-- START OF Collected material --

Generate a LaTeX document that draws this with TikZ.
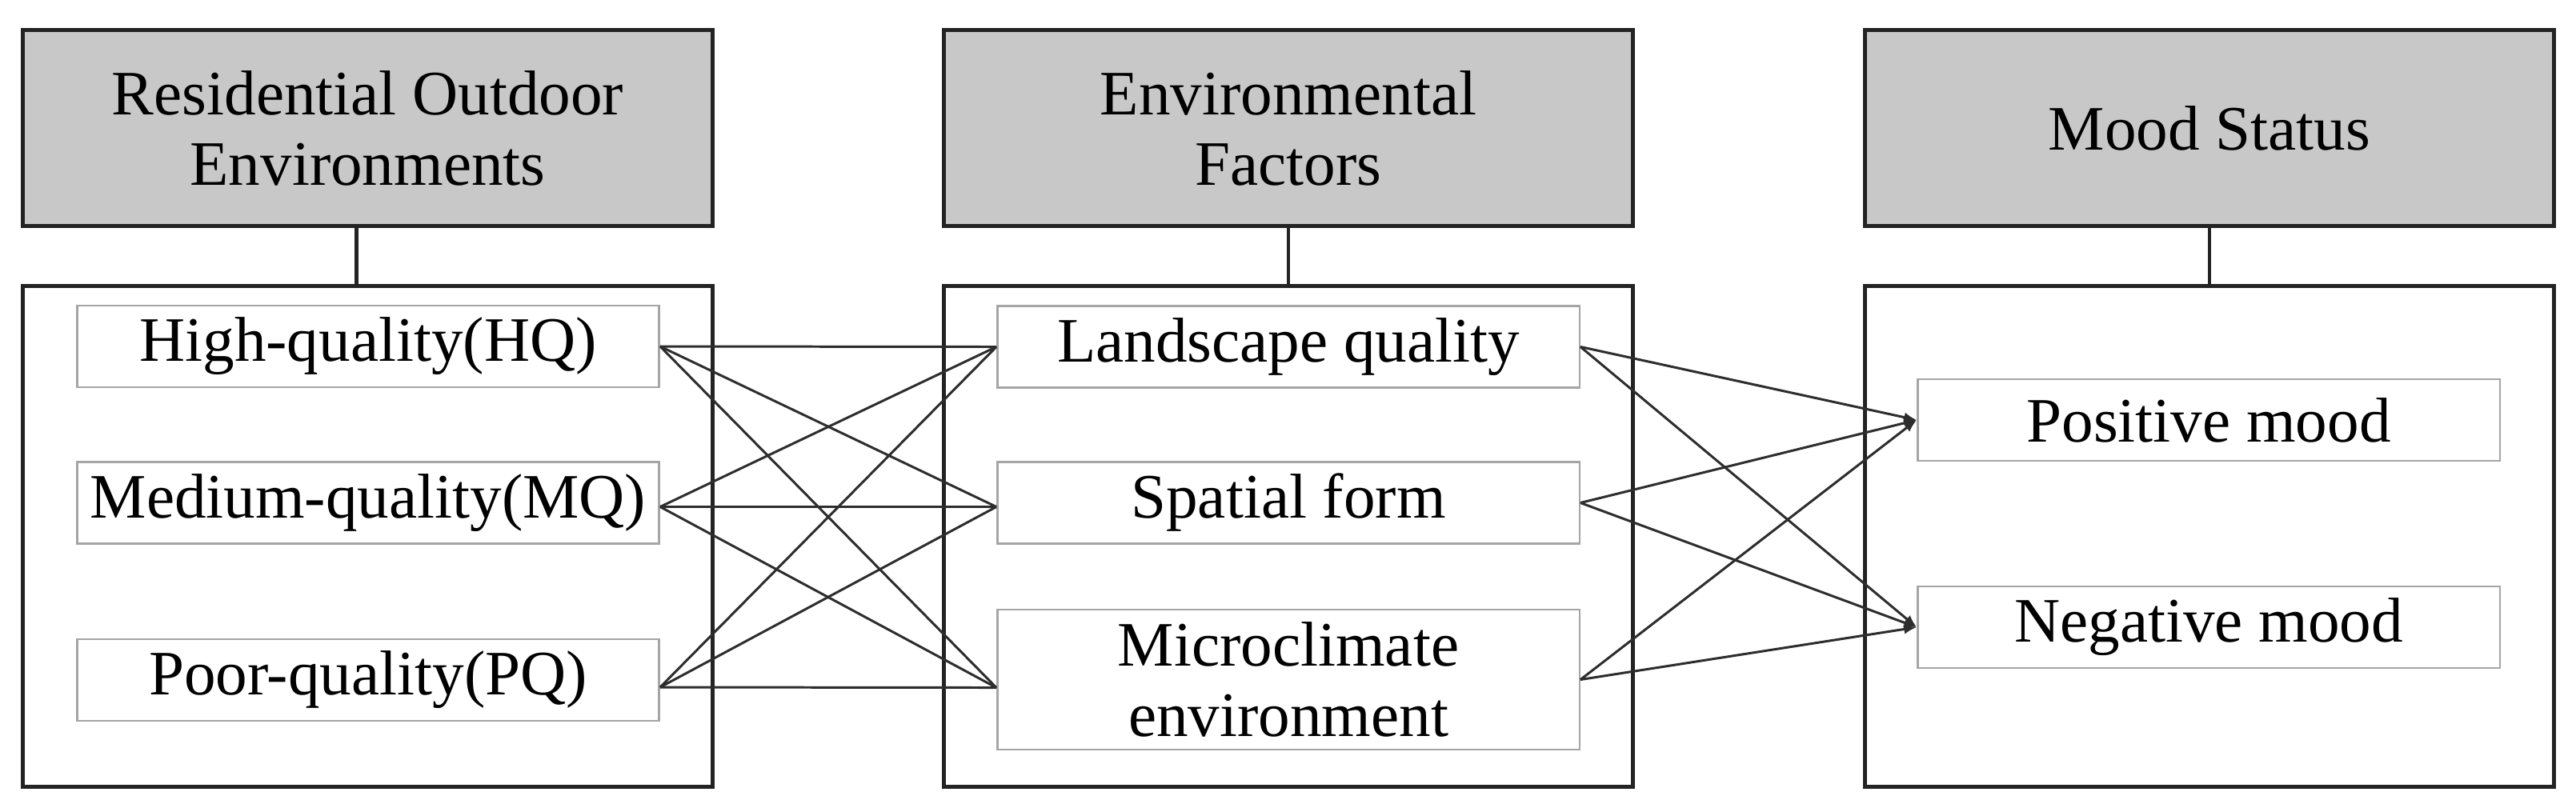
\documentclass[tikz,border=0pt]{standalone}
\usepackage{fontspec}
\setmainfont{Liberation Serif}
\usetikzlibrary{arrows.meta}
\definecolor{hdrgray}{RGB}{200,200,200}
\definecolor{edgedark}{RGB}{35,35,35}
\definecolor{itemedge}{RGB}{165,165,165}
\definecolor{wirecol}{RGB}{45,45,45}
\begin{document}
\begin{tikzpicture}[x=0.01cm,y=-0.01cm,
  txt/.style={font=\fontsize{22.5}{25}\selectfont},
  hdr/.style={txt,draw=edgedark,line width=1.4pt,fill=hdrgray,minimum width=8.61cm,minimum height=2.44cm,align=center,inner sep=0pt},
  panel/.style={draw=edgedark,line width=1.4pt,minimum width=8.61cm,minimum height=6.25cm,inner sep=0pt},
  item/.style={txt,draw=itemedge,line width=0.7pt,fill=white,minimum width=7.27cm,minimum height=1.02cm,inner sep=0pt,align=center},
  wire/.style={draw=wirecol,line width=0.85pt},
  arr/.style={wire,-{Latex[length=4.5pt,width=3.5pt]}},
  stem/.style={draw=edgedark,line width=1.2pt}]
\useasboundingbox[fill=white] (0,0) rectangle (3219,1014);
% headers
\node[hdr] (h1) at (459.5,160) {Residential Outdoor\\Environments};
\node[hdr] (h2) at (1610,160) {Environmental\\Factors};
\node[hdr] (h3) at (2761,160) {Mood Status};
% panels
\node[panel] (p1) at (459.5,670.5) {};
\node[panel] (p2) at (1610,670.5) {};
\node[panel] (p3) at (2761,670.5) {};
% stems
\draw[stem] ([xshift=-0.14cm]h1.south) -- ([xshift=-0.14cm]p1.north);
\draw[stem] (h2.south) -- (p2.north);
\draw[stem] (h3.south) -- (p3.north);
% items
\node[item] (hq) at (460,433) {High-quality(HQ)};
\node[item] (mq) at (460,628.5) {Medium-quality(MQ)};
\node[item] (pq) at (460,850) {Poor-quality(PQ)};
\node[item] (lq) at (1610,433.5) {Landscape quality};
\node[item] (sf) at (1610,628.5) {Spatial form};
\node[item,minimum height=1.75cm] (mc) at (1610,849.5) {Microclimate\\environment};
\node[item] (pm) at (2760,525) {Positive mood};
\node[item] (nm) at (2760,784) {Negative mood};
% attachment points
\coordinate (hqE) at (hq.east);
\coordinate (mqE) at ([yshift=-0.05cm]mq.east);
\coordinate (pqE) at ([yshift=-0.09cm]pq.east);
\coordinate (lqW) at (lq.west);
\coordinate (sfW) at ([yshift=-0.05cm]sf.west);
\coordinate (mcW) at ([yshift=-0.1cm]mc.west);
% left to middle
\foreach \a in {hqE,mqE,pqE}{
  \foreach \b in {lqW,sfW,mcW}{
    \draw[wire] (\a) -- (\b);
  }
}
% middle to right
\foreach \a in {lq,sf,mc}{
  \foreach \b in {pm,nm}{
    \draw[arr] (\a.east) -- (\b.west);
  }
}
\end{tikzpicture}
\end{document}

-- END OF Collected material --

▸ **Work to do**:
Transcribe the whole listing exactly. Pictures stay out of your copy.

▸ **Written solution**:
Generate a LaTeX document that draws this with TikZ.
\documentclass[tikz,border=0pt]{standalone}
\usepackage{fontspec}
\setmainfont{Liberation Serif}
\usetikzlibrary{arrows.meta}
\definecolor{hdrgray}{RGB}{200,200,200}
\definecolor{edgedark}{RGB}{35,35,35}
\definecolor{itemedge}{RGB}{165,165,165}
\definecolor{wirecol}{RGB}{45,45,45}
\begin{document}
\begin{tikzpicture}[x=0.01cm,y=-0.01cm,
  txt/.style={font=\fontsize{22.5}{25}\selectfont},
  hdr/.style={txt,draw=edgedark,line width=1.4pt,fill=hdrgray,minimum width=8.61cm,minimum height=2.44cm,align=center,inner sep=0pt},
  panel/.style={draw=edgedark,line width=1.4pt,minimum width=8.61cm,minimum height=6.25cm,inner sep=0pt},
  item/.style={txt,draw=itemedge,line width=0.7pt,fill=white,minimum width=7.27cm,minimum height=1.02cm,inner sep=0pt,align=center},
  wire/.style={draw=wirecol,line width=0.85pt},
  arr/.style={wire,-{Latex[length=4.5pt,width=3.5pt]}},
  stem/.style={draw=edgedark,line width=1.2pt}]
\useasboundingbox[fill=white] (0,0) rectangle (3219,1014);
% headers
\node[hdr] (h1) at (459.5,160) {Residential Outdoor\\Environments};
\node[hdr] (h2) at (1610,160) {Environmental\\Factors};
\node[hdr] (h3) at (2761,160) {Mood Status};
% panels
\node[panel] (p1) at (459.5,670.5) {};
\node[panel] (p2) at (1610,670.5) {};
\node[panel] (p3) at (2761,670.5) {};
% stems
\draw[stem] ([xshift=-0.14cm]h1.south) -- ([xshift=-0.14cm]p1.north);
\draw[stem] (h2.south) -- (p2.north);
\draw[stem] (h3.south) -- (p3.north);
% items
\node[item] (hq) at (460,433) {High-quality(HQ)};
\node[item] (mq) at (460,628.5) {Medium-quality(MQ)};
\node[item] (pq) at (460,850) {Poor-quality(PQ)};
\node[item] (lq) at (1610,433.5) {Landscape quality};
\node[item] (sf) at (1610,628.5) {Spatial form};
\node[item,minimum height=1.75cm] (mc) at (1610,849.5) {Microclimate\\environment};
\node[item] (pm) at (2760,525) {Positive mood};
\node[item] (nm) at (2760,784) {Negative mood};
% attachment points
\coordinate (hqE) at (hq.east);
\coordinate (mqE) at ([yshift=-0.05cm]mq.east);
\coordinate (pqE) at ([yshift=-0.09cm]pq.east);
\coordinate (lqW) at (lq.west);
\coordinate (sfW) at ([yshift=-0.05cm]sf.west);
\coordinate (mcW) at ([yshift=-0.1cm]mc.west);
% left to middle
\foreach \a in {hqE,mqE,pqE}{
  \foreach \b in {lqW,sfW,mcW}{
    \draw[wire] (\a) -- (\b);
  }
}
% middle to right
\foreach \a in {lq,sf,mc}{
  \foreach \b in {pm,nm}{
    \draw[arr] (\a.east) -- (\b.west);
  }
}
\end{tikzpicture}
\end{document}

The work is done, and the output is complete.